Viele Dorfkirchen werden Denkmäler
Frankreichs Präsident folgt damit seinem eigenen Zeitplan. Bei einem Besuch am Mont-Saint-Michel Anfang Juni hatte er angekündigt, wesentlich mehr Dorfkirchen als bisher als historische Denkmäler einzustufen. Denn damit besteht die Möglichkeit, von einemstaatlichen Zuschuss zu profitieren, der bis zu 50 Prozent des Renovierungsbetrags ausmachen kann.
Immer wieder hat Macron das Kulturerbe Frankreichs zu einer Priorität seiner Kulturpolitik erklärt.

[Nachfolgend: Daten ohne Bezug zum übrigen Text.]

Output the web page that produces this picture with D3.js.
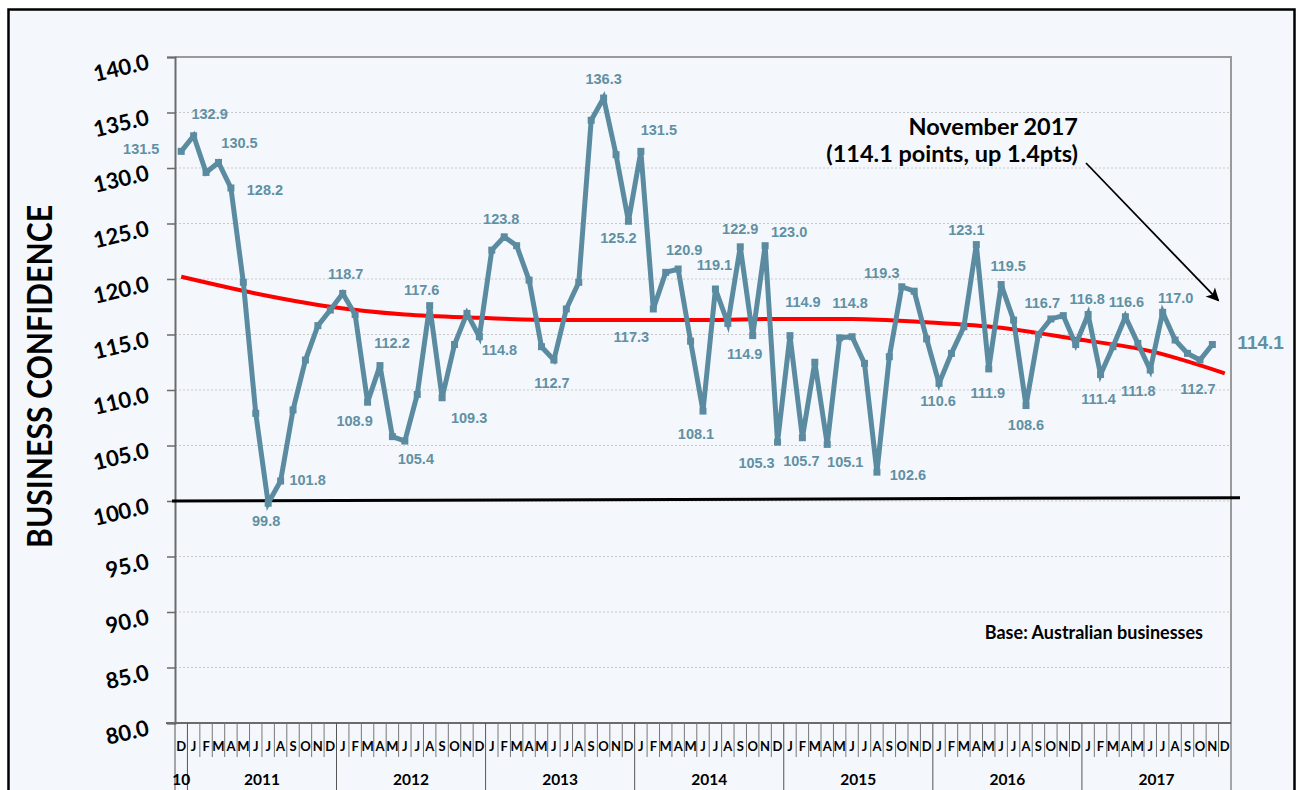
<!DOCTYPE html>
<html>
<head>
<meta charset="utf-8">
<script src="https://cdn.jsdelivr.net/npm/d3@7"></script>
<style>
  html, body { margin: 0; padding: 0; background: #fff; }
  svg { display: block; }
</style>
</head>
<body>
<svg id="chart" width="1302" height="790"></svg>
<script>
// Business confidence, monthly, Dec 2010 - Nov 2017

const monthLetters = ["J", "F", "M", "A", "M", "J", "J", "A", "S", "O", "N", "D"];
const yearLabels = ["10", "2011", "2012", "2013", "2014", "2015", "2016", "2017"];

const confidence = [
  131.5,
  132.9, 129.6, 130.5, 128.2, 119.7, 107.9, 99.8, 101.8, 108.2, 112.7, 115.8, 117.2,
  118.7, 116.8, 108.9, 112.2, 105.8, 105.4, 109.6, 117.6, 109.3, 114.1, 116.9, 114.8,
  122.6, 123.8, 123.0, 119.9, 113.9, 112.7, 117.3, 119.7, 134.3, 136.3, 131.2, 125.2,
  131.5, 117.3, 120.6, 120.9, 114.4, 108.1, 119.1, 116.0, 122.9, 114.9, 123.0, 105.3,
  114.9, 105.7, 112.5, 105.1, 114.7, 114.8, 112.4, 102.6, 113.0, 119.3, 118.9, 114.6,
  110.6, 113.3, 115.7, 123.1, 111.9, 119.5, 116.3, 108.6, 115.0, 116.4, 116.7, 114.1,
  116.8, 111.4, 113.9, 116.6, 114.2, 111.8, 117.0, 114.5, 113.3, 112.7, 114.1
];

// trend line (category index, value)
const trendIdx = [0, 6, 12, 18, 24, 30, 36, 42, 48, 54, 60, 66, 72, 78, 84];
const trendVal = [120.2, 118.7, 117.5, 116.8, 116.5, 116.3, 116.3, 116.3, 116.4, 116.4, 116.1, 115.6, 114.6, 113.5, 111.5];

const labelledIdx = [0, 1, 3, 4, 7, 8, 13, 15, 16, 18, 20, 21, 24, 26, 30, 34, 36, 37, 38, 40,
  42, 43, 45, 46, 47, 48, 49, 50, 52, 54, 56, 58, 61, 64, 65, 66, 68, 71, 73, 74, 76, 78, 79, 82];

const yTicks = [80, 85, 90, 95, 100, 105, 110, 115, 120, 125, 130, 135, 140];

// label nudges (px from the point), layout only
const labelNudge = {
  0: [-40, -2], 1: [16, -22], 3: [21, -19], 4: [34, 2], 7: [-2, 18], 8: [27, -1],
  13: [3, -19], 15: [-13, 19], 16: [12, -23], 18: [11, 18], 20: [-8, -16], 21: [27, 20],
  24: [20, 13], 26: [-3, -18], 30: [-2, 23], 34: [0, -19], 36: [-10, 17], 37: [18, -21],
  38: [-22, 28], 40: [6, -19], 42: [-7, 23], 43: [-1, -24], 45: [0, -18], 46: [-8, 18],
  47: [24, -14], 48: [-21, 21], 49: [13, -34], 50: [-1, 23], 52: [18, 18], 54: [-2, -34],
  56: [31, 3], 58: [-20, -14], 61: [-1, 18], 64: [-10, -15], 65: [-1, 24], 66: [7, -19],
  68: [0, 19], 71: [-21, -13], 73: [-1, -16], 74: [-2, 25], 76: [1, -15], 78: [-12, 21],
  79: [13, -14], 82: [-2, 29]
};

// categories: Dec 2010, then 7 full years
const categories = [{ m: "D", yr: 0 }];
for (let yr = 1; yr < yearLabels.length; yr++) {
  monthLetters.forEach(m => categories.push({ m, yr }));
}

const W = 1302, H = 790;
const pLeft = 175, pRight = 1231, pTop = 57, pBottom = 723;
const lineCol = "#5a8ba0", labelCol = "#6190a4";
const calibri = "Lato, 'Open Sans', sans-serif";
const arial = "'Liberation Sans', Arial, sans-serif";

const svg = d3.select("#chart");

svg.append("rect").attr("x", 0).attr("y", 0).attr("width", W).attr("height", H).attr("fill", "#fff");
svg.append("rect")
  .attr("x", 8.5).attr("y", 9.5).attr("width", 1286).attr("height", 820)
  .attr("fill", "#f4f8fc").attr("stroke", "#000").attr("stroke-width", 2.5);

const x = d3.scaleBand().domain(d3.range(categories.length)).range([pLeft, pRight]).padding(0);
const bw = x.bandwidth();
const cx = i => x(i) + bw / 2;
const y = d3.scaleLinear().domain([80, 140]).range([pBottom, pTop]);

// gridlines
svg.append("g")
  .selectAll("line")
  .data(yTicks.filter(v => v > 80 && v < 140))
  .enter().append("line")
  .attr("x1", pLeft).attr("x2", pRight)
  .attr("y1", d => y(d)).attr("y2", d => y(d))
  .attr("stroke", "#c9c9c9").attr("stroke-width", 1).attr("stroke-dasharray", "2,2");

// plot frame (top, right)
svg.append("path")
  .attr("d", `M${pLeft},${pTop}H${pRight}V${pBottom}`)
  .attr("fill", "none").attr("stroke", "#9a9a9a").attr("stroke-width", 2);

// y axis
const yAxis = svg.append("g")
  .attr("transform", `translate(${pLeft},0)`)
  .call(d3.axisLeft(y).tickValues(yTicks).tickSize(8).tickFormat(d3.format(".1f")));
yAxis.select(".domain").attr("stroke", "#6b6b6b").attr("stroke-width", 2);
yAxis.selectAll(".tick line").attr("stroke", "#6b6b6b").attr("stroke-width", 1.5);
yAxis.selectAll(".tick text")
  .attr("x", null).attr("dy", null)
  .attr("text-anchor", "end")
  .attr("dominant-baseline", "middle")
  .attr("transform", "translate(-26,6) rotate(-13)")
  .style("font-family", calibri).style("font-weight", 700).style("font-size", "22px")
  .attr("fill", "#000");

// y title
svg.append("text")
  .attr("transform", `translate(52,${(205 + 548) / 2}) rotate(-90)`)
  .attr("text-anchor", "middle")
  .attr("textLength", 343).attr("lengthAdjust", "spacingAndGlyphs")
  .style("font-family", calibri).style("font-weight", 700).style("font-size", "35px")
  .text("BUSINESS CONFIDENCE");

// x axis: baseline, month ticks, year separators
svg.append("line")
  .attr("x1", 166).attr("x2", pRight).attr("y1", pBottom).attr("y2", pBottom)
  .attr("stroke", "#6b6b6b").attr("stroke-width", 2);

const edges = d3.range(categories.length + 1);
const yearEdges = new Set([0, 1]);
for (let k = 1; k < yearLabels.length; k++) yearEdges.add(1 + k * 12);

svg.append("g")
  .selectAll("line")
  .data(edges)
  .enter().append("line")
  .attr("x1", i => pLeft + i * bw).attr("x2", i => pLeft + i * bw)
  .attr("y1", pBottom)
  .attr("y2", i => yearEdges.has(i) ? 792 : 757)
  .attr("stroke", i => yearEdges.has(i) ? "#555" : "#777")
  .attr("stroke-width", 1);

svg.append("g")
  .selectAll("text")
  .data(categories)
  .enter().append("text")
  .attr("x", (d, i) => cx(i))
  .attr("y", 751)
  .attr("text-anchor", "middle")
  .style("font-family", calibri).style("font-weight", 700).style("font-size", "13px")
  .text(d => d.m);

svg.append("g")
  .selectAll("text")
  .data(yearLabels)
  .enter().append("text")
  .attr("x", (d, k) => {
    const idx = d3.range(categories.length).filter(i => categories[i].yr === k);
    return (x(idx[0]) + x(idx[idx.length - 1]) + bw) / 2;
  })
  .attr("y", 785)
  .attr("text-anchor", "middle")
  .style("font-family", calibri).style("font-weight", 700).style("font-size", "15.5px")
  .text(d => d);

// 100 reference line
svg.append("line")
  .attr("x1", 172).attr("x2", 1240)
  .attr("y1", y(100)).attr("y2", y(100.3))
  .attr("stroke", "#000").attr("stroke-width", 3);

// trend
const trend = trendIdx.map((t, k) => [cx(t), y(trendVal[k])]);
svg.append("path")
  .attr("d", d3.line().curve(d3.curveMonotoneX)(trend))
  .attr("fill", "none").attr("stroke", "#ff0000").attr("stroke-width", 4);

// series
svg.append("path")
  .datum(confidence)
  .attr("d", d3.line().x((d, i) => cx(i)).y(d => y(d)))
  .attr("fill", "none").attr("stroke", lineCol).attr("stroke-width", 5)
  .attr("stroke-linejoin", "miter");

svg.append("g")
  .selectAll("rect")
  .data(confidence)
  .enter().append("rect")
  .attr("x", (d, i) => cx(i) - 3.5).attr("y", d => y(d) - 3.5)
  .attr("width", 7).attr("height", 7)
  .attr("fill", lineCol);

// data labels
svg.append("g")
  .selectAll("text")
  .data(labelledIdx)
  .enter().append("text")
  .attr("x", i => cx(i) + labelNudge[i][0])
  .attr("y", i => y(confidence[i]) + labelNudge[i][1])
  .attr("text-anchor", "middle")
  .attr("dominant-baseline", "central")
  .style("font-family", arial).style("font-weight", 700).style("font-size", "14.5px")
  .attr("fill", labelCol)
  .text(i => confidence[i].toFixed(1));

const last = confidence.length - 1;
svg.append("text")
  .attr("x", cx(last) + 25).attr("y", y(confidence[last]) - 2)
  .attr("dominant-baseline", "central")
  .style("font-family", arial).style("font-weight", 700).style("font-size", "19px")
  .attr("fill", labelCol)
  .text(confidence[last].toFixed(1));

// annotation
svg.append("defs").append("marker")
  .attr("id", "arrow").attr("viewBox", "0 0 10 10")
  .attr("refX", 9).attr("refY", 5)
  .attr("markerWidth", 15).attr("markerHeight", 13)
  .attr("markerUnits", "userSpaceOnUse")
  .attr("orient", "auto")
  .append("path").attr("d", "M0,0L10,5L0,10L2.5,5Z").attr("fill", "#000");

svg.append("g")
  .style("font-family", calibri).style("font-weight", 700).style("font-size", "23.5px")
  .attr("text-anchor", "end")
  .call(g => {
    g.append("text").attr("x", 1078).attr("y", 135).text("November 2017");
    g.append("text").attr("x", 1078).attr("y", 162).text("(114.1 points, up 1.4pts)");
  });

svg.append("line")
  .attr("x1", 1086).attr("y1", 163)
  .attr("x2", cx(last) + 6).attr("y2", y(confidence[last]) - 44)
  .attr("stroke", "#000").attr("stroke-width", 1.8)
  .attr("marker-end", "url(#arrow)");

svg.append("text")
  .attr("x", 1203).attr("y", 639)
  .attr("text-anchor", "end")
  .style("font-family", calibri).style("font-weight", 700).style("font-size", "18px")
  .text("Base: Australian businesses");
</script>
</body>
</html>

Sein Umfeld erinnert an einen 350 Millionen teuren Sanierungsplan für die Restaurierung von Denkmälern und Kathedralen; an die 2017 ins Leben gerufene Kulturerbe-Lotterie, mit der gefährdete Monumente unterstützt werden; und an seinen persönlichen Einsatz zum Wiederaufbau nach dem Großbrand von Notre-Dame. Diesen Elan in der Bevölkerung gelte es auch für die Restaurierung von Dorfkirchen weiterzutragen. Dafür verzichtet der französische Staat auch auf Einnahmen: Die Steuerlast auf Spenden für das Kulturerbe soll um 75 Prozent reduziert werden - allerdings einmalig und auf 1.000 Euro gedeckelt.
Bestandsaufnahme bis 2030
Der Senat hat zudem 2022 eine systematische landesweite Bestandsaufnahme und Kartierung religiöser Gebäude bis 2030 verlangt. Und auch Frankreichs Bischöfe wollen noch im September den Startschuss für eine eigene Initiative geben. Alle Bistümer Frankreichs sollen bis Anfang 2024 die Verzeichnisse, Kataloge, Inventare ihrer Fachkommissionen auf nationaler Ebene zusammenführen und vereinheitlichen.
Mit der gemeinsamen Kenntnis von Zahlen und Akteuren soll auch die große Menge an Expertise vor Ort besser nutzbar werden. Dies empfiehlt sich nicht nur angesichts der stetig zunehmenden Diebstähle und Vandalismus-Fälle. Auch die Frage alternativer, kirchennaher Nutzungen von Gebäuden soll so mehr Perspektive bekommen, auch wirtschaftlich.